3 Dave Turin Quit Because Of His Fight With Trey Poulson
The season finale fight that fan-favorite Dave Turin had with Trey Poulson was the main reason he left the show. Dave posted this message to his Facebook page, saying, “I want to take the time to say thank you to all you true fans, especially those that have written me with encouraging, kind words. It’s definitely not how I had expected my run with Gold Rush to end, but it is clear to me that it is time to move on. I have some new opportunities, so you just might see me in the future – God willing. Keep the positive posts coming my way; they really mean a lot to me. God bless you and yours, Dozer Dave.”
2 Mining For Gold Is Much Harder In Real Life
The execs for the television series Gold Rush want you to think that anybody can sell all their belongings and mine for gold. Even you! That happens to be far from the facts, though. In reality, mining for any precious metal requires years of experience, loads of cash, and an experienced mining crew to turn a profit. In the United States alone there are nearly 160,000 people employed in the mining industry. Each of them will tell you that the job's dangerous and miners get injured, if not killed, every year. Todd Hoffman and his crew do have their share of problems on the show, but that's because gold mining takes more than showing up on a claim and digging a bunch of holes in the ground.

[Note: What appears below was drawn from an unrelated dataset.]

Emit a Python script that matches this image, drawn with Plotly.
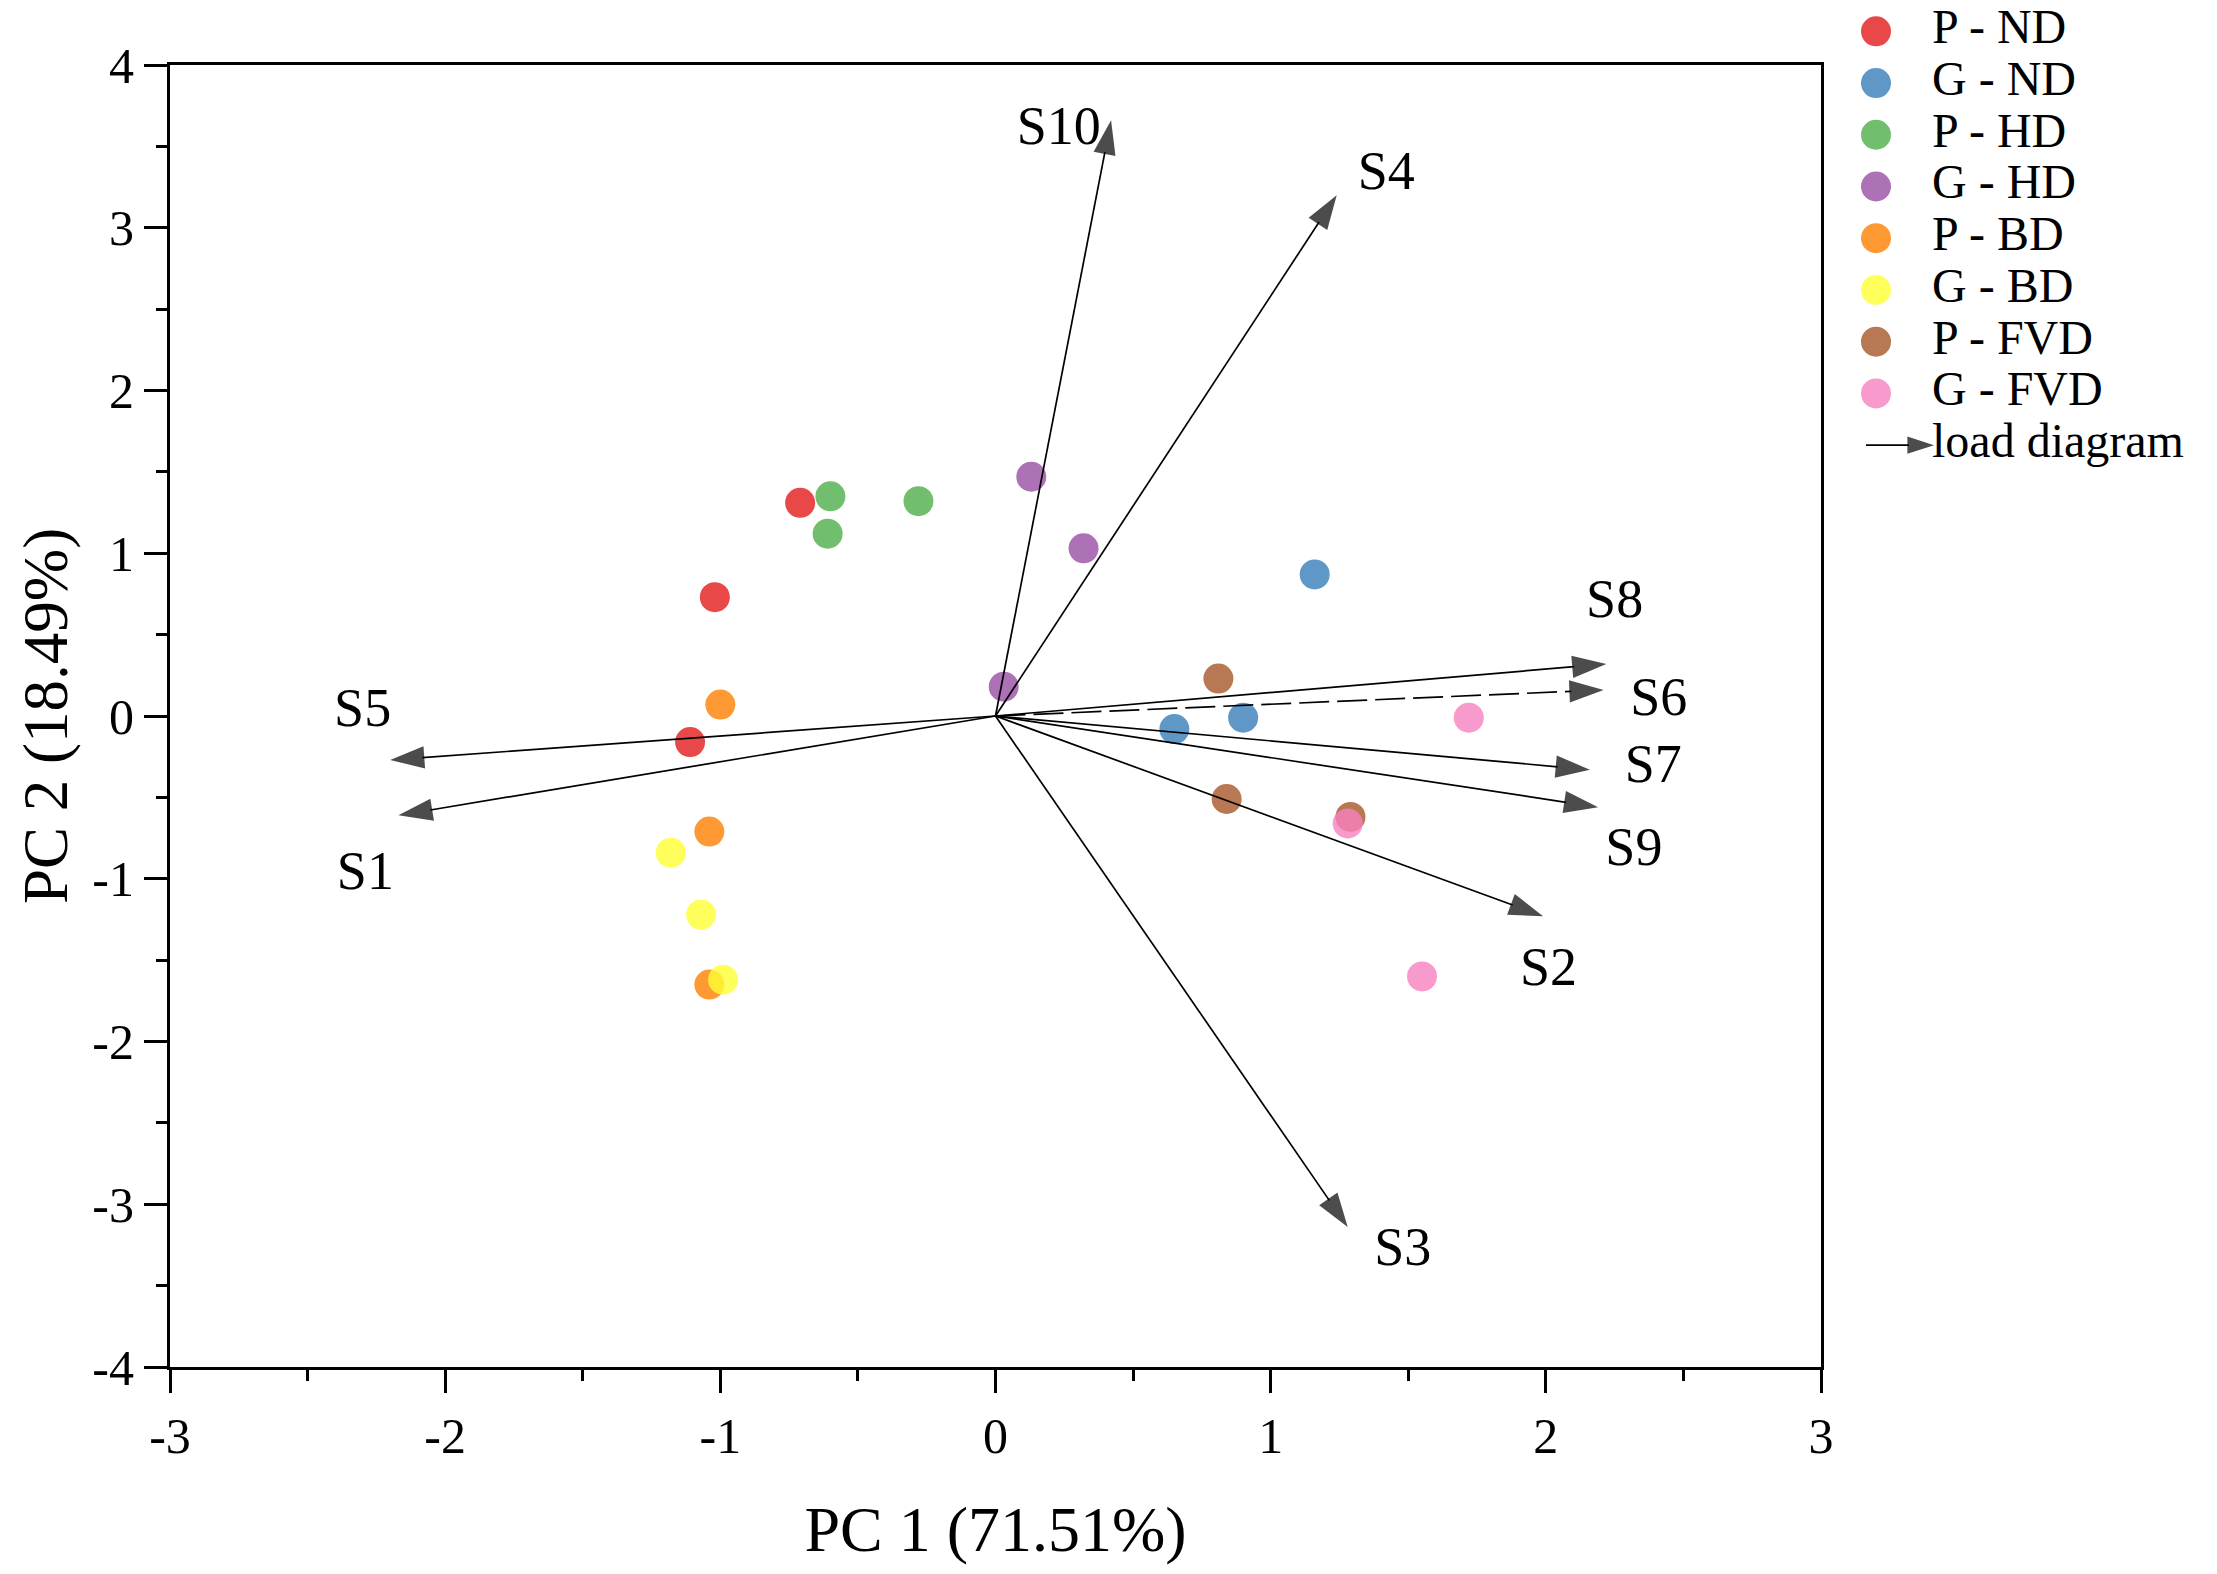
import plotly.graph_objects as go

# scores (PC1, PC2) por grupo
groups = ["P - ND", "G - ND", "P - HD", "G - HD", "P - BD", "G - BD", "P - FVD", "G - FVD"]
colors = ["#E41A1C", "#377EB8", "#4DAF4A", "#984EA3", "#FF7F00", "#FFFF33", "#A65628", "#F781BF"]

pc1 = [
    [-0.71, -1.02, -1.11],
    [1.16, 0.65, 0.90],
    [-0.60, -0.61, -0.28],
    [0.13, 0.32, 0.03],
    [-1.00, -1.04, -1.04],
    [-1.18, -1.07, -0.99],
    [0.81, 0.84, 1.29],
    [1.72, 1.28, 1.55],
]
pc2 = [
    [1.31, 0.73, -0.16],
    [0.87, -0.08, -0.01],
    [1.35, 1.12, 1.32],
    [1.47, 1.03, 0.18],
    [0.07, -0.71, -1.65],
    [-0.84, -1.22, -1.62],
    [0.23, -0.51, -0.62],
    [-0.01, -0.66, -1.60],
]

# cargas (load diagram)
variables = ["S10", "S4", "S8", "S6", "S7", "S9", "S2", "S3", "S5", "S1"]
load_x = [0.42, 1.24, 2.22, 2.21, 2.16, 2.19, 1.99, 1.28, -2.20, -2.17]
load_y = [3.66, 3.20, 0.32, 0.16, -0.33, -0.56, -1.23, -3.14, -0.27, -0.61]
label_x = [0.23, 1.42, 2.25, 2.41, 2.39, 2.32, 2.01, 1.48, -2.30, -2.29]
label_y = [3.60, 3.32, 0.69, 0.09, -0.32, -0.83, -1.57, -3.29, 0.02, -0.98]
dashed = ["S6"]

x_ticks = [-3, -2, -1, 0, 1, 2, 3]
y_ticks = [-4, -3, -2, -1, 0, 1, 2, 3, 4]

FONT = "Liberation Serif"

fig = go.Figure()

for g, c, xs, ys in zip(groups, colors, pc1, pc2):
    fig.add_trace(go.Scatter(
        x=xs, y=ys, mode="markers", name=g,
        marker=dict(size=30, color=c, opacity=0.8, line=dict(width=0)),
    ))

for v, lx, ly in zip(variables, load_x, load_y):
    fig.add_trace(go.Scatter(
        x=[0, lx], y=[0, ly], mode="lines+markers",
        line=dict(color="black", width=1.7, dash="30px,8px" if v in dashed else "solid"),
        marker=dict(symbol="arrow", angleref="previous", size=[0, 36], color="black",
                    line=dict(width=0)),
        hoverinfo="skip",
    ))

fig.add_trace(go.Scatter(
    x=label_x, y=label_y, mode="text", text=variables,
    textfont=dict(family=FONT, size=54, color="black"),
    textposition="middle center", hoverinfo="skip",
))

# leyenda dibujada en ejes propios
leg_rows = list(range(len(groups)))
fig.add_trace(go.Scatter(
    x=[36] * len(groups), y=leg_rows, mode="markers",
    marker=dict(size=30, color=colors, opacity=0.8, line=dict(width=0)),
    xaxis="x3", yaxis="y3", hoverinfo="skip", cliponaxis=False,
))
fig.add_trace(go.Scatter(
    x=[92] * (len(groups) + 1), y=leg_rows + [len(groups)], mode="text",
    text=groups + ["load diagram"], textposition="middle right",
    textfont=dict(family=FONT, size=48, color="black"),
    xaxis="x3", yaxis="y3", hoverinfo="skip", cliponaxis=False,
))
fig.add_trace(go.Scatter(
    x=[26, 94], y=[len(groups)] * 2, mode="lines+markers",
    line=dict(color="black", width=1.7),
    marker=dict(symbol="arrow", angleref="previous", size=[0, 28], color="black",
                line=dict(width=0)),
    xaxis="x3", yaxis="y3", hoverinfo="skip", cliponaxis=False,
))

axis_common = dict(
    showline=True, linecolor="black", linewidth=3, mirror=True,
    ticks="outside", ticklen=23, tickwidth=3, tickcolor="black",
    showgrid=False, zeroline=False, automargin=False,
    tickfont=dict(family=FONT, size=50, color="black"),
    minor=dict(ticks="outside", ticklen=11, tickwidth=3, tickcolor="black", dtick=0.5),
)

y_dom = [0, 1302 / 1359]

fig.update_layout(
    width=2217, height=1574,
    paper_bgcolor="white", plot_bgcolor="white",
    showlegend=False,
    margin=dict(l=162, r=8, t=0, b=215, autoexpand=False),
    xaxis=dict(
        axis_common, domain=[0, 1651 / 2047], range=[-3, 3],
        tickvals=x_ticks, ticktext=[str(v) for v in x_ticks],
        title=dict(text="PC 1 (71.51%)", font=dict(family=FONT, size=64, color="black"), standoff=44),
    ),
    yaxis=dict(
        axis_common, domain=y_dom, range=[-4, 4],
        tickvals=y_ticks, ticktext=[str(v) for v in y_ticks],
    ),
    xaxis3=dict(domain=[1670 / 2047, 2030 / 2047], range=[0, 360], visible=False, fixedrange=True),
    yaxis3=dict(domain=[897 / 1359, 1.0], range=[8.48, -0.45], visible=False, fixedrange=True),
    font=dict(family=FONT, color="black"),
    annotations=[dict(
        text="PC 2 (18.49%)", textangle=-90, showarrow=False, borderpad=0,
        xref="paper", yref="paper", x=-124 / 2047, y=(y_dom[0] + y_dom[1]) / 2,
        xanchor="center", yanchor="middle",
        font=dict(family=FONT, size=63, color="black"),
    )],
)

fig.write_html("out.html")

1 Producers Cut Out The Positive Parts
We know that the producers of Gold Rush like to stir the pot and create problems between cast members. The film crew also makes every attempt they can at steering the cast into giving certain answers to drama-laced questions they want revealed on the show. "Loaded" questions that get asked on any television show in an attempt to initiate an angry response are pretty weak, if you ask me. After all, the people who are tuning into Gold Rush wouldn't mind seeing a few of the positive aspects of mining for gold, right? That doesn't look like it will be happening anytime soon, according to one former cast member who said Gold Rush execs intentionally cut out 90% of the good things that happen on the show.